Relativistic two-phonon model for low-energy nuclear response

TL;DR

This paper introduces a relativistic two-phonon model for nuclear structure that accurately predicts low-energy nuclear responses and dipole strengths in various isotopes without parameter adjustments.

Contribution

The paper develops a novel relativistic two-phonon model extending the quasiparticle random phase approximation for improved nuclear response calculations.

Findings

Successfully describes low-lying 1- states in tin isotopes.

Reproduces experimental dipole strength in neutron-rich nickel isotopes.

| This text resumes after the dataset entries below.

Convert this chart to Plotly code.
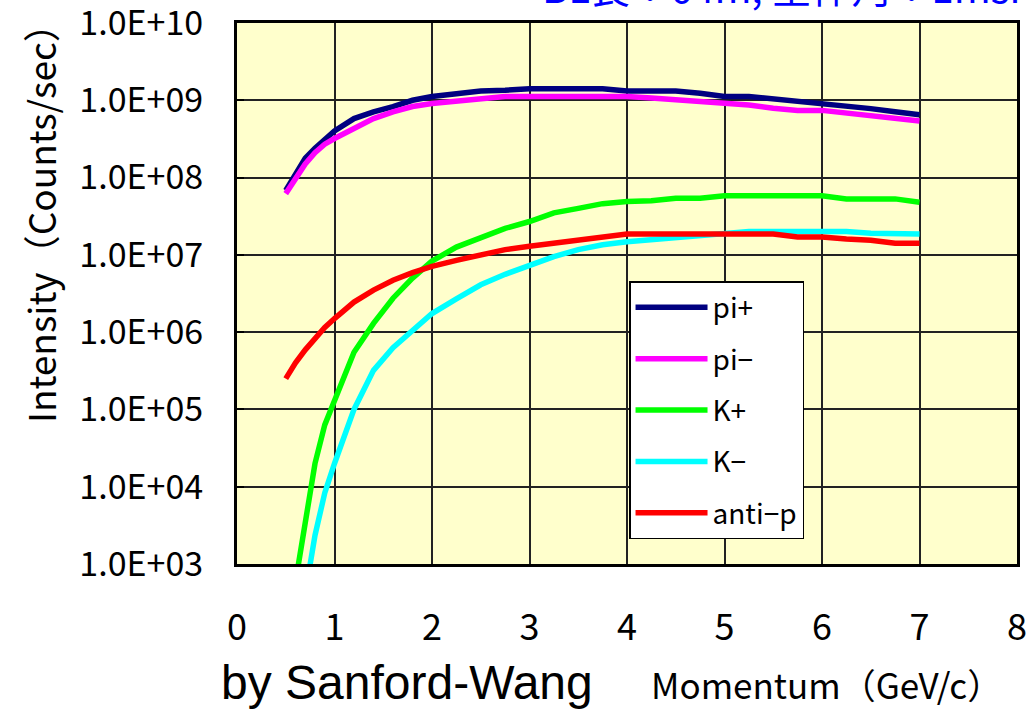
import plotly.graph_objects as go

# Momentum grid (GeV/c)
momentum = [0.5, 0.6, 0.7, 0.8, 0.9, 1.0, 1.2, 1.4, 1.6, 1.8, 2.0, 2.25, 2.5, 2.75,
            3.0, 3.25, 3.5, 3.75, 4.0, 4.25, 4.5, 4.75, 5.0, 5.25, 5.5, 5.75,
            6.0, 6.25, 6.5, 6.75, 7.0]

# Intensities (counts/sec), Sanford-Wang estimate
pi_plus = [6.8e7, 1.12e8, 1.78e8, 2.4e8, 3.1e8, 4.0e8, 5.8e8, 7.1e8, 8.3e8, 1.0e9,
           1.12e9, 1.23e9, 1.32e9, 1.35e9, 1.41e9, 1.41e9, 1.41e9, 1.41e9, 1.32e9,
           1.32e9, 1.32e9, 1.23e9, 1.12e9, 1.12e9, 1.05e9, 9.8e8, 9.1e8, 8.3e8,
           7.8e8, 7.1e8, 6.5e8]
pi_minus = [6.2e7, 1.0e8, 1.5e8, 2.1e8, 2.7e8, 3.2e8, 4.4e8, 5.8e8, 7.1e8, 8.3e8,
            9.1e8, 9.8e8, 1.05e9, 1.12e9, 1.12e9, 1.12e9, 1.12e9, 1.12e9, 1.12e9,
            1.07e9, 1.02e9, 9.8e8, 9.3e8, 8.7e8, 7.9e8, 7.4e8, 7.4e8, 6.9e8,
            6.3e8, 5.9e8, 5.4e8]
k_plus = [1.0e2, 6.3e2, 4.0e3, 2.0e4, 6.3e4, 1.26e5, 5.5e5, 1.3e6, 2.75e6, 5.0e6,
          8.3e6, 1.26e7, 1.66e7, 2.2e7, 2.7e7, 3.5e7, 4.0e7, 4.6e7, 4.9e7, 5.0e7,
          5.4e7, 5.4e7, 5.8e7, 5.8e7, 5.8e7, 5.8e7, 5.8e7, 5.3e7, 5.3e7, 5.3e7, 4.8e7]
k_minus = [1.3e1, 8.0e1, 4.5e2, 2.35e3, 8.3e3, 2.0e4, 1.0e5, 3.2e5, 6.3e5, 1.07e6,
           1.74e6, 2.7e6, 4.1e6, 5.6e6, 7.4e6, 9.5e6, 1.17e7, 1.35e7, 1.48e7, 1.58e7,
           1.66e7, 1.82e7, 1.95e7, 2.0e7, 2.0e7, 2.0e7, 2.0e7, 2.0e7, 1.9e7, 1.86e7, 1.86e7]
anti_p = [2.5e5, 4.0e5, 5.9e5, 8.3e5, 1.15e6, 1.5e6, 2.45e6, 3.5e6, 4.7e6, 5.9e6,
          7.1e6, 8.5e6, 9.8e6, 1.17e7, 1.29e7, 1.41e7, 1.55e7, 1.7e7, 1.86e7, 1.86e7,
          1.86e7, 1.86e7, 1.86e7, 1.86e7, 1.86e7, 1.7e7, 1.7e7, 1.6e7, 1.55e7, 1.41e7, 1.41e7]

series_names = ["pi+", "pi\u2212", "K+", "K\u2212", "anti\u2212p"]
series_values = [pi_plus, pi_minus, k_plus, k_minus, anti_p]
series_colors = ["#000080", "#FF00FF", "#00FF00", "#00FFFF", "#FF0000"]

y_tick_values = [1e3, 1e4, 1e5, 1e6, 1e7, 1e8, 1e9, 1e10]
y_tick_labels = ["1.0E+03", "1.0E+04", "1.0E+05", "1.0E+06",
                 "1.0E+07", "1.0E+08", "1.0E+09", "1.0E+10"]
x_tick_values = [0, 1, 2, 3, 4, 5, 6, 7, 8]

GOTHIC = "Noto Sans CJK JP"

fig = go.Figure()
for name, vals, col in zip(series_names, series_values, series_colors):
    fig.add_trace(go.Scatter(
        x=momentum, y=vals, name=name, mode="lines", legendgroup=name,
        line=dict(color=col, width=5.5),
    ))

fig.update_layout(
    width=1036, height=711,
    margin=dict(l=237, r=19, t=23, b=147, autoexpand=False),
    paper_bgcolor="white",
    plot_bgcolor="#FFFFCC",
    showlegend=True,
    legend=dict(
        x=0.5026, y=0.523, xanchor="left", yanchor="top",
        bgcolor="white", bordercolor="black", borderwidth=1.5,
        font=dict(family=GOTHIC, size=28, color="black"),
        itemwidth=72, tracegroupgap=12,
    ),
    xaxis=dict(
        range=[0, 8], tickvals=x_tick_values, automargin=False,
        showgrid=True, gridcolor="#222222", gridwidth=1.5,
        showline=True, linecolor="black", linewidth=3, mirror=True,
        ticks="", ticklabelstandoff=30,
        tickfont=dict(family=GOTHIC, size=36, color="black"),
        zeroline=False,
    ),
    yaxis=dict(
        type="log", range=[3, 10], automargin=False,
        tickvals=y_tick_values, ticktext=y_tick_labels,
        ticklabeloverflow="allow",
        showgrid=True, gridcolor="#222222", gridwidth=1.5,
        showline=True, linecolor="black", linewidth=3, mirror=True,
        ticks="inside", ticklen=7, tickwidth=2, tickcolor="black",
        ticklabelstandoff=24,
        tickfont=dict(family=GOTHIC, size=34, color="black"),
        zeroline=False,
    ),
)

annotations = [
    dict(text="Intensity\uff08Counts/sec\uff09", x=-0.2526, y=0.647, textangle=-90,
         font=dict(family=GOTHIC, size=37, color="black")),
    dict(text="Momentum\uff08GeV/c\uff09", x=0.756, y=-0.2218,
         font=dict(family=GOTHIC, size=35, color="black")),
    dict(text="by Sanford-Wang", x=0.218, y=-0.2717, yanchor="bottom",
         font=dict(family="Liberation Sans", size=48, color="black")),
    dict(text="BL長：64m, 全体角：1msr", x=0.388, y=1.012, xanchor="left", yanchor="bottom",
         font=dict(family=GOTHIC, size=40, color="#0000FF")),
]
for a in annotations:
    a.setdefault("xanchor", "center")
    a.setdefault("yanchor", "middle")
    fig.add_annotation(xref="paper", yref="paper", showarrow=False, **a)

fig.write_html("out.html")
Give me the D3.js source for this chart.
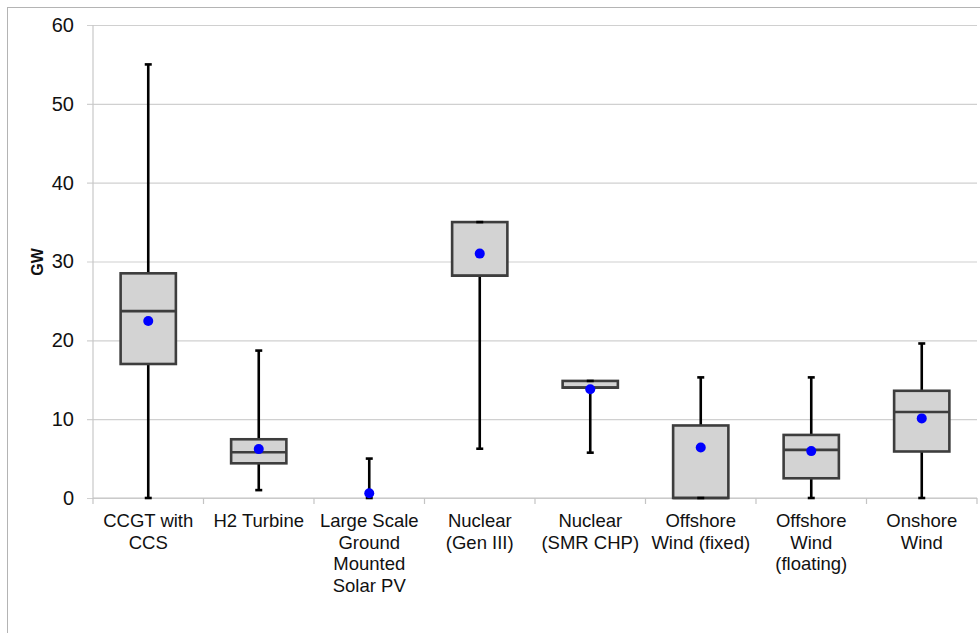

Provides a quantitative match for energies and transition probabilities.

Abstract

A two-phonon version of the relativistic quasiparticle time blocking approximation introduces as a new class of many-body models for nuclear structure calculations based on the covariant energy density functional. As a fully consistent extension of the relativistic quasiparticle random phase approximation, the relativistic two-phonon model implies fragmentation of nuclear states over two-quasiparticle and two-phonon configurations coupled to each other. In particular, we show how the lowest two-phonon $1^-$ state, identified as a member of the $[2^+\otimes 3^-]$ quintuplet, emerges from the coherent two-quasiparticle pygmy dipole mode in vibrational nuclei. The inclusion of the two-phonon configurations into the model space allows a quantitative description of the positions and the reduced transition probabilities of the lowest 1$^-$ states in tin isotopes $^{112,116,120,124}$Sn as well as the low-energy fraction of the dipole strength below the giant dipole resonance without any adjustment procedures. The model is applied to the low-lying dipole strength in neutron-rich $^{68,70,72}$Ni isotopes. Recent experimental data for $^{68}$Ni are reproduced fairly well.